In terms of the outlook for Australian interest rates, the talk in recent months has all been about the next move being upwards.
Booming employment growth and signs that business investment is picking up, along with strong economic conditions abroad and monetary policy tightening from the US Federal Reserve and Bank of Canada, has seen talk of rate hikes go from a whisper to a roar.
Markets have priced in a rate hike by the end of the June quarter next year. This is the investment community saying: “It’s on.”
Many economists are also warming to that view, with the NAB and ANZ joining the ranks of HSBC and TD Securities in forecasting a rate increase within the next nine months.
However, the talk of rate hikes came to a sudden halt earlier this week following the release of Australia’s retail sales report for August, revealing that spending slumped by 0.6%, the steepest percentage decline since March 2013.
Following a 0.2% slide in July, it reignited simmering concerns over the health of household finances.
The Aussie dollar dropped and interest rate futures strengthened, reflecting renewed doubts over whether the the RBA was truly going to lift interest rates for the first time since late 2010.

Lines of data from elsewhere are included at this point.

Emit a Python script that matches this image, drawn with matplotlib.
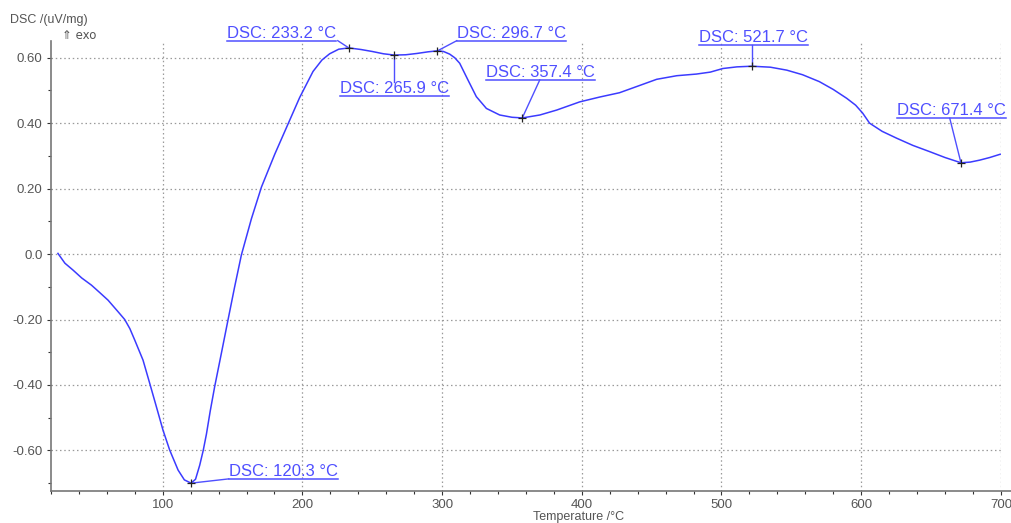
import matplotlib
matplotlib.use("Agg")
import matplotlib.pyplot as plt
import matplotlib.ticker as mticker
import numpy as np

plt.rcParams["font.family"] = ["Liberation Sans", "DejaVu Sans"]

# DSC trace: temperature (°C) and signal (uV/mg)
temp = [25.0, 30.0, 35.8, 42.0, 49.0, 55.0, 60.9, 68.0, 72.8, 76.5, 80.0,
        85.9, 90.7, 95.5, 100.2, 105.0, 111.0, 115.5, 120.3, 123.5, 126.5,
        129.0, 131.3, 134.0, 137.2, 142.0, 146.8, 151.5, 156.3, 163.5, 170.7,
        180.2, 191.0, 198.0, 207.6, 214.0, 219.5, 226.0, 233.2, 242.0, 250.0,
        258.0, 265.9, 274.0, 282.0, 290.0, 296.7, 301.0, 305.4, 309.0, 312.6,
        318.5, 324.5, 331.7, 341.2, 350.0, 357.4, 370.0, 382.0, 398.5, 413.0,
        427.0, 440.0, 453.6, 468.0, 482.0, 492.0, 501.0, 511.0, 521.7, 535.0,
        546.7, 558.0, 570.0, 580.0, 589.6, 596.0, 601.0, 606.0, 615.0, 625.4,
        637.0, 649.0, 660.0, 671.4, 678.0, 684.8, 692.0, 699.5]
dsc = [0.002, -0.028, -0.049, -0.073, -0.095, -0.118, -0.141, -0.176,
       -0.200, -0.228, -0.263, -0.324, -0.395, -0.467, -0.538, -0.599,
       -0.660, -0.690, -0.700, -0.688, -0.645, -0.600, -0.550, -0.480,
       -0.405, -0.303, -0.200, -0.100, -0.003, 0.108, 0.205, 0.305, 0.410,
       0.478, 0.558, 0.593, 0.612, 0.626, 0.630, 0.625, 0.619, 0.612, 0.608,
       0.609, 0.613, 0.618, 0.621, 0.619, 0.611, 0.600, 0.583, 0.532, 0.481,
       0.445, 0.425, 0.418, 0.416, 0.425, 0.440, 0.465, 0.480, 0.493, 0.513,
       0.534, 0.545, 0.550, 0.556, 0.567, 0.572, 0.574, 0.571, 0.562, 0.548,
       0.527, 0.503, 0.476, 0.455, 0.431, 0.400, 0.375, 0.354, 0.332, 0.313,
       0.295, 0.279, 0.281, 0.287, 0.295, 0.305]

# peak labels: temperature, underline start (x, y), leader end (x, y)
peak_temps = [120.3, 233.2, 265.9, 296.7, 357.4, 521.7, 671.4]
label_x = [147.2, 145.8, 226.7, 310.5, 331.2, 483.7, 625.4]
label_y = [-0.687, 0.652, 0.483, 0.652, 0.532, 0.639, 0.415]
leader_x = [147.2, 225.3, 265.9, 310.5, 369.9, 521.7, 663.4]
leader_y = [-0.687, 0.652, 0.527, 0.652, 0.532, 0.639, 0.415]

xticks = [100, 200, 300, 400, 500, 600, 700]
yticks = [-0.6, -0.4, -0.2, 0.0, 0.2, 0.4, 0.6]
ytick_labels = ["-0.60", "-0.40", "-0.20", "0.0", "0.20", "0.40", "0.60"]

LINE = "#3b3bff"
TEXT_BLUE = "#4f4fff"
GREY = "#555555"

fig = plt.figure(figsize=(10.11, 5.23), dpi=100)
ax = fig.add_axes([0.0504, 0.0618, 0.9396, 0.8604])

ax.plot(temp, dsc, color=LINE, lw=1.1, zorder=3)

ax.set_xlim(20, 700)
ax.set_ylim(-0.723, 0.652)
ax.set_xticks(xticks)
ax.set_yticks(yticks)
ax.set_yticklabels(ytick_labels)
ax.xaxis.set_minor_locator(mticker.MultipleLocator(20))
ax.yaxis.set_minor_locator(mticker.MultipleLocator(0.1))
ax.tick_params(which="major", direction="out", length=3, width=0.8,
               colors="#333333", labelsize=9.5, labelcolor=GREY, pad=3)
ax.tick_params(which="minor", direction="out", length=2, width=0.8,
               colors="#333333")
ax.grid(True, which="major", color="#9a9a9a", ls=(0, (1.2, 2.2)), lw=0.9)
ax.set_axisbelow(True)

for side in ("top", "right"):
    ax.spines[side].set_visible(False)
for side in ("left", "bottom"):
    ax.spines[side].set_color("#777777")
    ax.spines[side].set_linewidth(1.2)
ax.spines["bottom"].set_bounds(20, 707)

fig.text(0.0099, 0.962, "DSC /(uV/mg)", fontsize=9, color=GREY,
         va="center", ha="left")
fig.text(0.061, 0.933, "⇑ exo", fontsize=8.5, color=GREY,
         va="center", ha="left", family=["DejaVu Sans"])
fig.text(0.572, 0.011, "Temperature /°C", fontsize=9, color=GREY,
         va="center", ha="center")

# peak markers with underlined labels and leader lines
peak_vals = np.interp(peak_temps, temp, dsc)
ax.plot(peak_temps, peak_vals, ls="none", marker="+", ms=6, mew=0.9,
        color="#222222", zorder=5)

fig.canvas.draw()
renderer = fig.canvas.get_renderer()
for t, v, lx, ly, ax_, ay_ in zip(peak_temps, peak_vals, label_x, label_y,
                                  leader_x, leader_y):
    txt = ax.annotate(f"DSC: {t:.1f} °C", xy=(lx, ly), xytext=(0, 2.2),
                      textcoords="offset points", ha="left", va="baseline",
                      fontsize=12, color=TEXT_BLUE, annotation_clip=False)
    bb = txt.get_window_extent(renderer)
    x1 = ax.transData.inverted().transform((bb.x1, 0))[0]
    ax.plot([lx, x1], [ly, ly], color=TEXT_BLUE, lw=1.1, clip_on=False,
            zorder=4)
    ax.plot([t, ax_], [v, ay_], color=TEXT_BLUE, lw=1.0, clip_on=False,
            zorder=4)

fig.savefig("out.png", dpi=100)
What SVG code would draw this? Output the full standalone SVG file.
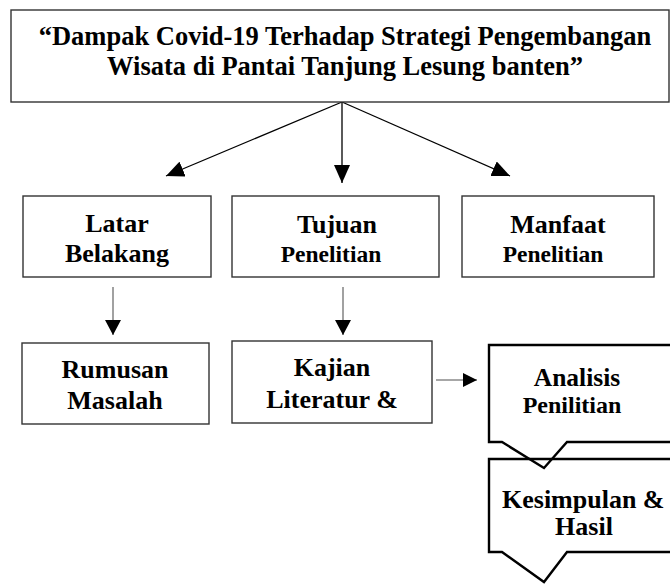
<svg xmlns="http://www.w3.org/2000/svg" width="670" height="584" viewBox="0 0 670 584">
<style>
  .t { font-family: "Liberation Serif", "Times New Roman", serif; font-weight: bold; fill: #000; text-anchor: middle; }
  .f26 { font-size: 26px; }
  .f24 { font-size: 23.5px; }
  .box { fill: #fff; stroke: #333; stroke-width: 1.4; }
  .call { fill: none; stroke: #000; stroke-width: 2.4; stroke-linejoin: miter; }
  .blk { stroke: #000; stroke-width: 1.3; fill: none; }
  .gry { stroke: #8a8a8a; stroke-width: 1.6; fill: none; }
</style>
<defs>
  <marker id="ahBig" viewBox="0 0 18 16" refX="18" refY="8" markerWidth="18" markerHeight="16" markerUnits="userSpaceOnUse" orient="auto">
    <path d="M0,0 L18,8 L0,16 z" fill="#000"/>
  </marker>
  <marker id="ahSm" viewBox="0 0 15 16" refX="15" refY="8" markerWidth="15" markerHeight="16" markerUnits="userSpaceOnUse" orient="auto">
    <path d="M0,0 L15,8 L0,16 z" fill="#000"/>
  </marker>
  <marker id="ahH" viewBox="0 0 14 14" refX="14" refY="7" markerWidth="14" markerHeight="14" markerUnits="userSpaceOnUse" orient="auto">
    <path d="M0,0 L14,7 L0,14 z" fill="#000"/>
  </marker>
</defs>
<rect width="670" height="584" fill="#fff"/>

<g id="connectors">
  <line class="blk" x1="342" y1="102" x2="166" y2="176" marker-end="url(#ahBig)"/>
  <line class="blk" x1="342" y1="102" x2="342" y2="183" marker-end="url(#ahBig)"/>
  <line class="blk" x1="342" y1="102" x2="510" y2="176" marker-end="url(#ahBig)"/>
  <line class="gry" x1="113" y1="287" x2="113" y2="335" marker-end="url(#ahSm)"/>
  <line class="gry" x1="343" y1="287" x2="343" y2="335" marker-end="url(#ahSm)"/>
  <line class="gry" x1="436" y1="380" x2="477" y2="380" marker-end="url(#ahH)"/>
</g>

<g id="title">
  <rect class="box" x="11" y="10" width="658" height="92"/>
  <text class="t" x="345" y="45" font-size="26.5">“Dampak Covid-19 Terhadap Strategi Pengembangan</text>
  <text class="t" x="345" y="75" font-size="26.5">Wisata di Pantai Tanjung Lesung banten”</text>
</g>

<g id="latar">
  <rect class="box" x="23" y="196" width="188" height="81"/>
  <text class="t f26" x="117" y="232">Latar</text>
  <text class="t f26" x="117" y="262">Belakang</text>
</g>

<g id="tujuan">
  <rect class="box" x="232" y="196" width="207" height="81"/>
  <text class="t f26" x="337" y="233">Tujuan</text>
  <text class="t f24" x="331" y="262">Penelitian</text>
</g>

<g id="manfaat">
  <rect class="box" x="462" y="196" width="192" height="81"/>
  <text class="t f26" x="558" y="233">Manfaat</text>
  <text class="t f24" x="553" y="262">Penelitian</text>
</g>

<g id="rumusan">
  <rect class="box" x="22" y="343" width="187" height="81"/>
  <text class="t f26" x="115" y="378">Rumusan</text>
  <text class="t f26" x="115" y="409">Masalah</text>
</g>

<g id="kajian">
  <rect class="box" x="232" y="341" width="200" height="82"/>
  <text class="t f26" x="332" y="376">Kajian</text>
  <text class="t f26" x="332" y="408">Literatur &amp;</text>
</g>

<g id="kesimpulan">
  <path class="call" d="M489,459 H673 V552 H567 L544,582 L502,552 H489 Z"/>
  <text class="t f26" x="502" y="508" style="text-anchor:start">Kesimpulan &amp;</text>
  <text class="t f26" x="584" y="535">Hasil</text>
</g>

<g id="analisis">
  <path class="call" d="M489,345 H673 V442 H567 L544,468 L502,442 H489 Z"/>
  <text class="t" x="577" y="386" font-size="25.5">Analisis</text>
  <text class="t" x="572" y="413" font-size="24">Penilitian</text>
</g>
</svg>
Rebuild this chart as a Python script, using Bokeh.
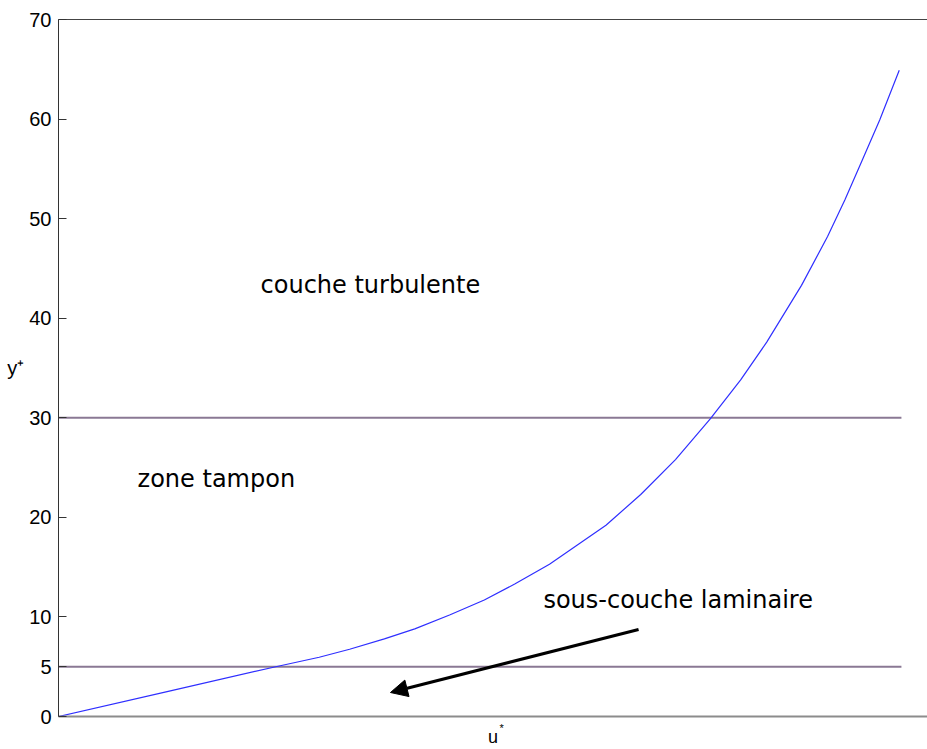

It seems they weren’t alone.
In an interview with the Wall Street Journal, current RBA board member Ian Harper said that the bank had not completely ruled out the prospect of delivering another interest rate cut given the risks attached to the household sector.
“While Harper also pointed to positive economic data out recently, including employment and investment figures, his comments suggest the Reserve Bank of Australia will likely remain cautious for longer-than-expected, with the possibility of another rate cut not completely ruled out,” the WSJ wrote.
Harper said that while, in isolation, the slump in retail sales over the past two months was no cause for immediate alarm, a policy response could be warranted if consumption across the economy loses momentum entirely.
“The thing that is causing an issue for us [the RBA board] is slow growth in wages, which is feeding into slow growth in household income,” Harper said. “If you start to lose that momentum, that might be the basis of some sort of policy action.”
Harper said the August retail sales report was “yet another indication that we are not out of the woods”, adding that “household debt is reaching its upper limits, while there are also limitations on how much people can rein in saving to sustain their spending”.
He also stressed that weakness in retail sales was one part of household consumption, with the remainder — around 70% — coming from spending on services.
Based on recent indications, he said that total consumption had been growing at a “respectable pace”.
More broadly, he said that trends in the economy have been positive of late, with employment lifting in all states, even in depressed mining regions, while the outlook for investment is looking brighter.
However, counteracting that those positives, he added that the current level of the Australian dollar was an inhibitor to growth, even after its recent falls.
Harper described progress on Australia’s economic recovery as “painfully slow”, noting there were no signs of inflation or strong wage growth despite employment growth and a pickup in investment, according to the Journal.
“You wouldn’t want to be jumping the gun and tightening too quickly,” he said.
Harper’s intervention in the interest rate debate follows an article published earlier this week from former RBA board member John Edwards who suggested that the RBA may decide to lift official interest rates even if inflation was not back within its 2-3% medium term target.
“If output growth is satisfactory the RBA may well begin to tighten — even if inflation is below the target,” Edwards wrote in a blog published on the Lowy Institute website, suggesting that one reason to do so was because “very low interest rates at a time of firm economic expansion invite trouble” when it comes to asset prices and financial stability risks.
“Rates may need to be increased even if inflation is below target,” he said. “There is otherwise too great a risk that the price of assets like houses and shares may get too far out of whack with what prove to be sustainable levels.”